Supplied material
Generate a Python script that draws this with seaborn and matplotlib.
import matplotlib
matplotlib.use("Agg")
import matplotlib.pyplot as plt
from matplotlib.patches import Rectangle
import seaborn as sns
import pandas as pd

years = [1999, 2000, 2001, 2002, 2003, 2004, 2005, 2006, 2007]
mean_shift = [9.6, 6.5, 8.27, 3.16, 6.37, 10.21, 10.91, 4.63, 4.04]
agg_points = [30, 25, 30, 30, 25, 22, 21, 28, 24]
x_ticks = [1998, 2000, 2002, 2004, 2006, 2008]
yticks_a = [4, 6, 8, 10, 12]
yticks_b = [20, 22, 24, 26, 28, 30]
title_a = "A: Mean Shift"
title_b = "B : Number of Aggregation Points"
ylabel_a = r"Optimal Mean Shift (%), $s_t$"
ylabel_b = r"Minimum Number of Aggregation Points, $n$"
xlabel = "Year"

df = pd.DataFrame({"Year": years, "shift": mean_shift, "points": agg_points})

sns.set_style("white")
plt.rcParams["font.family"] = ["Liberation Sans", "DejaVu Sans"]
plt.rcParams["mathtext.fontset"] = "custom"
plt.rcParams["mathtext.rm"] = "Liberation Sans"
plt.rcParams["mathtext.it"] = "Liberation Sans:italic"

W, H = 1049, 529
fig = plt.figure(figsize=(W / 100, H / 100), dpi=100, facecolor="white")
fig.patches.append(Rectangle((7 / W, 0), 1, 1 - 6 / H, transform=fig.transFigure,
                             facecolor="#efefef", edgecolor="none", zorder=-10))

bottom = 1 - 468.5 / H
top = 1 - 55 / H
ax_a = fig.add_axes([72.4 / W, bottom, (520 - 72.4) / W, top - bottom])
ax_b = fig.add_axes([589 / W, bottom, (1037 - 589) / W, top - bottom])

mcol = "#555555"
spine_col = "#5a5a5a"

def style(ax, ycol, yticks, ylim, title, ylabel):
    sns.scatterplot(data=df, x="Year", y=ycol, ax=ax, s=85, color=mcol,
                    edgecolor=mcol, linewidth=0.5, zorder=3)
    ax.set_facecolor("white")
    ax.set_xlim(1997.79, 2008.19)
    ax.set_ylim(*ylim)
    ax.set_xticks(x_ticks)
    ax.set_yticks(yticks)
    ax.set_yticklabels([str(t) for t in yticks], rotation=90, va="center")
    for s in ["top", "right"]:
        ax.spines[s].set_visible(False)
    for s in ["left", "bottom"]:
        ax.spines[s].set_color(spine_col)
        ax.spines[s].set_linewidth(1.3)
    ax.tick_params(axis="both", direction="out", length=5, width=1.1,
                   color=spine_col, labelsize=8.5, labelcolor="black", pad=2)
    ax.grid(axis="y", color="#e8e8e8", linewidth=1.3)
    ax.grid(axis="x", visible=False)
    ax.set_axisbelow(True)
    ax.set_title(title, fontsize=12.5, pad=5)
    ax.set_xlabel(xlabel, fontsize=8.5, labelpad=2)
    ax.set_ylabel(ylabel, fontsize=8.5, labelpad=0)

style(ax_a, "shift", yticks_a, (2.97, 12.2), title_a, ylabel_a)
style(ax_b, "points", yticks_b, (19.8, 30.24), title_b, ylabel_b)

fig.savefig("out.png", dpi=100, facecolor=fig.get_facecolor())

---

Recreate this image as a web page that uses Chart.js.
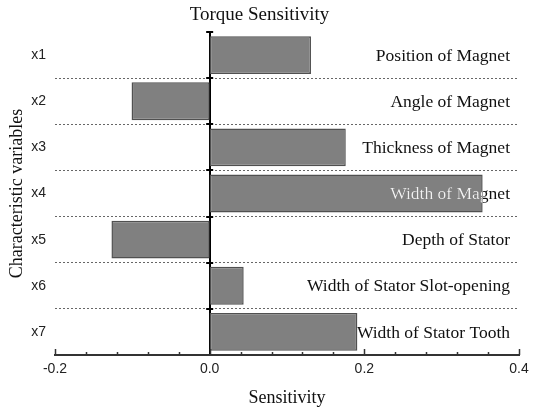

What you need to do
Extract exactly and only these lines: the line containing "Generate a Python", the line containing "import pandas as pd", and every line between them.

Correct result
Generate a Python script that draws this with seaborn and matplotlib.
import matplotlib
matplotlib.use("Agg")
import matplotlib.pyplot as plt
from matplotlib.patches import Rectangle
import seaborn as sns
import pandas as pd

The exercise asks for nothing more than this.